The Boyle family has been living and working on the farm’s grounds near Paris, Ky., even before Arthur B. Hancock moved his family there from Virginia in 1912 and named it Claiborne. Dudley Boyle was born on the farm and in 1926 went to work for Hancock as a laborer. Boyle became a trusted employee during the early years of Claiborne and eventually worked his way up to head of maintenance.
As the farm was in large part still devoted to other kinds of agriculture at the time, Boyle helped herd cattle and sheep, raise tobacco, and build stalls and homes at Claiborne.
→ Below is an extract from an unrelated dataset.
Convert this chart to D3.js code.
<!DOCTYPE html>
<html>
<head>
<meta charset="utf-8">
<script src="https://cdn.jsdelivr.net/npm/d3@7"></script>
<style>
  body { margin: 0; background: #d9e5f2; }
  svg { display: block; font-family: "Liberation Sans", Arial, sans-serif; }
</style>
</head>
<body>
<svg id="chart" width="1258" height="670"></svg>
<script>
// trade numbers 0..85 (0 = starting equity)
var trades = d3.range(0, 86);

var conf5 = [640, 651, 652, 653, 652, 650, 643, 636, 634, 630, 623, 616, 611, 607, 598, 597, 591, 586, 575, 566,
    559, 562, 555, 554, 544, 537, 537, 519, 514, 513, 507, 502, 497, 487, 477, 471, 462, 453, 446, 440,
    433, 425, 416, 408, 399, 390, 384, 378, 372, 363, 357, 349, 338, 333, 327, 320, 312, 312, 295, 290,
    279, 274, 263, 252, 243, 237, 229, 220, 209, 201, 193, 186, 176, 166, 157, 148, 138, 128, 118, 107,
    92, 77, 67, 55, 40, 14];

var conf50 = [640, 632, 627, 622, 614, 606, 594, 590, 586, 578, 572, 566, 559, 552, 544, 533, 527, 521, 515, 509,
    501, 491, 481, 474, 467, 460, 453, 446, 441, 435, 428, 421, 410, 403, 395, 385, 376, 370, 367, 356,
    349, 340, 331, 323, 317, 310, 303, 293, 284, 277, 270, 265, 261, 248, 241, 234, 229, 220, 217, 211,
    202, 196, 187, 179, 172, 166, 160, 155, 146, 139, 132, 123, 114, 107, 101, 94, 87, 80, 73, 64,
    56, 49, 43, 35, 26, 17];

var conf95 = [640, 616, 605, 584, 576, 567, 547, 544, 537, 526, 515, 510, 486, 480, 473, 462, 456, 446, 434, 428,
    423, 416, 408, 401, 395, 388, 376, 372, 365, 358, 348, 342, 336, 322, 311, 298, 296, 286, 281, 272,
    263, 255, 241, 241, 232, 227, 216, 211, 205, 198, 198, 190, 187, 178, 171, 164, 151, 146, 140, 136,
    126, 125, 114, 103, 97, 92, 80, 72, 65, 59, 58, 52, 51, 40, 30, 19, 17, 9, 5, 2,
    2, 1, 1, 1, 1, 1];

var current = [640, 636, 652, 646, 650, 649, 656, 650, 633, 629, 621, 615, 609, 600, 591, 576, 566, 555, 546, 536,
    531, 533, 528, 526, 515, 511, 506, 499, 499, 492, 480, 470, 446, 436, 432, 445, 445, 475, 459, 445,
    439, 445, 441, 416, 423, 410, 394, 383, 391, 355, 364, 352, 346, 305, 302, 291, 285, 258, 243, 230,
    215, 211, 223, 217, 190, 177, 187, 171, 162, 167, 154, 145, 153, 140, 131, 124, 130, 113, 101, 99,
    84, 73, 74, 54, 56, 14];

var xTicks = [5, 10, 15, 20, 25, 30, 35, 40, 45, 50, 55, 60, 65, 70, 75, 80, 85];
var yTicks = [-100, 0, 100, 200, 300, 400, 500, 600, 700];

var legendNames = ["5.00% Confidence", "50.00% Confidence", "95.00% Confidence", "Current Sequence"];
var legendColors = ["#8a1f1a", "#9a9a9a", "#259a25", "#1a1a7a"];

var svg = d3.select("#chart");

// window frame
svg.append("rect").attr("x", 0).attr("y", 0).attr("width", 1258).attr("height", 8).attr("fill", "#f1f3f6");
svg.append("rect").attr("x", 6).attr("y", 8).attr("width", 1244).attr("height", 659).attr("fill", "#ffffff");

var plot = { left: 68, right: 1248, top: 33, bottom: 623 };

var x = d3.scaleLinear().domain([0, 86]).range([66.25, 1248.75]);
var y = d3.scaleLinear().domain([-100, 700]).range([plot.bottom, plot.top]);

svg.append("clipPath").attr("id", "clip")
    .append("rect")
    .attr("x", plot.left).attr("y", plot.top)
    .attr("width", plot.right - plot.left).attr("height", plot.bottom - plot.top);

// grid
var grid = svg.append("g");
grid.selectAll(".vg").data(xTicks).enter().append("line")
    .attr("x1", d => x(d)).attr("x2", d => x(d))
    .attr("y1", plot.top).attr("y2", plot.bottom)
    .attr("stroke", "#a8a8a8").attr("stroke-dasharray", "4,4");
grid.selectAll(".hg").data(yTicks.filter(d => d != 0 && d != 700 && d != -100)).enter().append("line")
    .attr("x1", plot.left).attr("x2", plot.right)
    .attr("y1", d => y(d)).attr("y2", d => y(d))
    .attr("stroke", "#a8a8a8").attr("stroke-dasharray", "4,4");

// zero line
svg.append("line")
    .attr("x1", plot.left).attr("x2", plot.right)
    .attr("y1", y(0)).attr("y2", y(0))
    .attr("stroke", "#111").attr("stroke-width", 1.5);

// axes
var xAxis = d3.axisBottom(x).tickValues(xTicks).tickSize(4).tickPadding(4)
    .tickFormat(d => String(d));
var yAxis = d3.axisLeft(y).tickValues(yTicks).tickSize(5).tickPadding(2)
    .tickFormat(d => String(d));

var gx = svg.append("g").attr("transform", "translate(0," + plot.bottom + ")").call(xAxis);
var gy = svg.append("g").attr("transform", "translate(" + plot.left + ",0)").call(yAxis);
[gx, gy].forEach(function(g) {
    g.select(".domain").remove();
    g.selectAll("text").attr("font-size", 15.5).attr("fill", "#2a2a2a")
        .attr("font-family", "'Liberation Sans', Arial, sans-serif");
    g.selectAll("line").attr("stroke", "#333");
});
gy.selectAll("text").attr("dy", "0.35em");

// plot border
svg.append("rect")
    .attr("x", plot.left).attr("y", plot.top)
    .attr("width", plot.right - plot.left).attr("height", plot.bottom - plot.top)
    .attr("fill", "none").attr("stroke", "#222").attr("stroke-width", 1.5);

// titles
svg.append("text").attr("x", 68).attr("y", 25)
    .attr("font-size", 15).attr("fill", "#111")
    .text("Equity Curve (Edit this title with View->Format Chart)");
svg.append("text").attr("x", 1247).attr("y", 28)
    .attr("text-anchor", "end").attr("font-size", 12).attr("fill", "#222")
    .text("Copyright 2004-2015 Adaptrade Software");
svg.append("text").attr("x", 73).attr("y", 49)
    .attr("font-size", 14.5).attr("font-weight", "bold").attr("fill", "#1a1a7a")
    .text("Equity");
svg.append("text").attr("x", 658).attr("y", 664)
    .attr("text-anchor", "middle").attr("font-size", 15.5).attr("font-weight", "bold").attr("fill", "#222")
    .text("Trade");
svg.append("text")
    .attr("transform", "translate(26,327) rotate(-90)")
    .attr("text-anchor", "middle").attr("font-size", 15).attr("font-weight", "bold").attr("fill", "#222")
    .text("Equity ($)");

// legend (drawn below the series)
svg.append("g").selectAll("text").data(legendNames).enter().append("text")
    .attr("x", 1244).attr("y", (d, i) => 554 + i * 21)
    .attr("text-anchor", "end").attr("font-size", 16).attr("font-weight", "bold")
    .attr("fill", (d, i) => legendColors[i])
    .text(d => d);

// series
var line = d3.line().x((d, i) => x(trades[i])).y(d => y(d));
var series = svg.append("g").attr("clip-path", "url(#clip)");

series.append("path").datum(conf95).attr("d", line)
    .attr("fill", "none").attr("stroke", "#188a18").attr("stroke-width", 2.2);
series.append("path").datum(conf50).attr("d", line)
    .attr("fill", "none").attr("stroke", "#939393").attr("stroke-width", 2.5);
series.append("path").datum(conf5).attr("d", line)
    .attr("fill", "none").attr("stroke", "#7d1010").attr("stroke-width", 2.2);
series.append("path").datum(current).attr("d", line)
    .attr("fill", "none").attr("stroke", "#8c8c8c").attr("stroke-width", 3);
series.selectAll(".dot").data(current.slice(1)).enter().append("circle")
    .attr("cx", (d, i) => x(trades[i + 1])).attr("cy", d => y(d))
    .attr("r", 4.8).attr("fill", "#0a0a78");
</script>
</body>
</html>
In 1940, Boyle’s son Edmond was born, and it was not long before he too started working on the grounds.
“I remember tagging along with my dad when I was about 4 and watching him work,” said Edmond Boyle. “When I was 10, Mr. Hancock put me to work cutting weeds and other busy stuff just to keep us out of trouble. I made fifty cents a day and thought it was great.”
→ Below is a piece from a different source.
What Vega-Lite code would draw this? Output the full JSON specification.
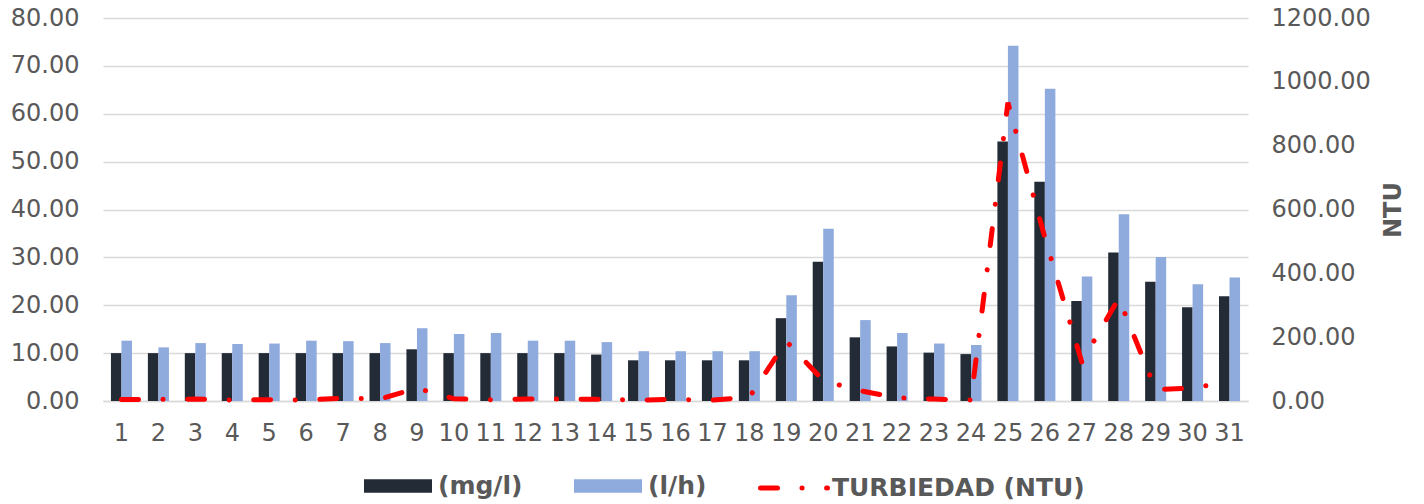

In 1959, after high school, Edmond Boyle began to work for Claiborne full time. By that time, Arthur B. “Bull” Hancock Jr. had taken over the farm’s operations.
Alongside his father, Boyle did much of the heavy labor on the farm—clearing land, building roads, laying out fences, taking care of animals, and constructing barns and houses, which included putting in water and service lines, and every other conceivable form of maintenance that a 3,000-plus acre farm needs.
“To this day I really don’t even know what my title is; I’m really the guy who just does everything,” laughed Boyle, who celebrates his 50th year of Claiborne service Feb. 21. “I do all the maintenance-related things, whether it’s the barns, the roads, or the upkeep of the houses, fences, and the farm. There’s probably not an acre of land around here that I haven’t worked on.
“There are 30 residences on the farm, so in a way we’re like a small town. When the contractors in (Paris) have a problem, they call us.”
Although Boyle is not a horseman per se, he has gotten to know the personalities of all the famous Claiborne stallions over the years by driving horse vans and doing work around the barns. He also dug the graves for most of them, including Bold Ruler, Buckpasser, Secretariat, and Swale, the only horse to win the Kentucky Derby in Claiborne’s colors.
“This is really all I ever wanted to do,” said Boyle, who worked alongside his father until he passed away in 1986. “This place is a wonderland. If there is a more beautiful place on earth, I don’t know it, so I’ve never had a desire to do anything else. I’ve worked for three generations of Hancocks (Seth is the current president) and they have all treated me like family. They are such great people to work for.”
As much as Boyle enjoys being part of the Claiborne family, his contribution is equally appreciated by the farm. Claiborne farm manager Gus Koch does not want to imagine how the place would operate without Boyle.
“He means so much to the farm,” Koch said. “He knows everything about the facility, whether it be water lines, electrical lines, or anything to do with maintenance. He is a walking Claiborne historian. And he’s such a nice, personable guy, too.
“It’s an amazing, three-generation relationship between the Hancocks and the Boyles,” he said. “It’s such a unique thing; you just don’t hear about this kind of thing anymore.”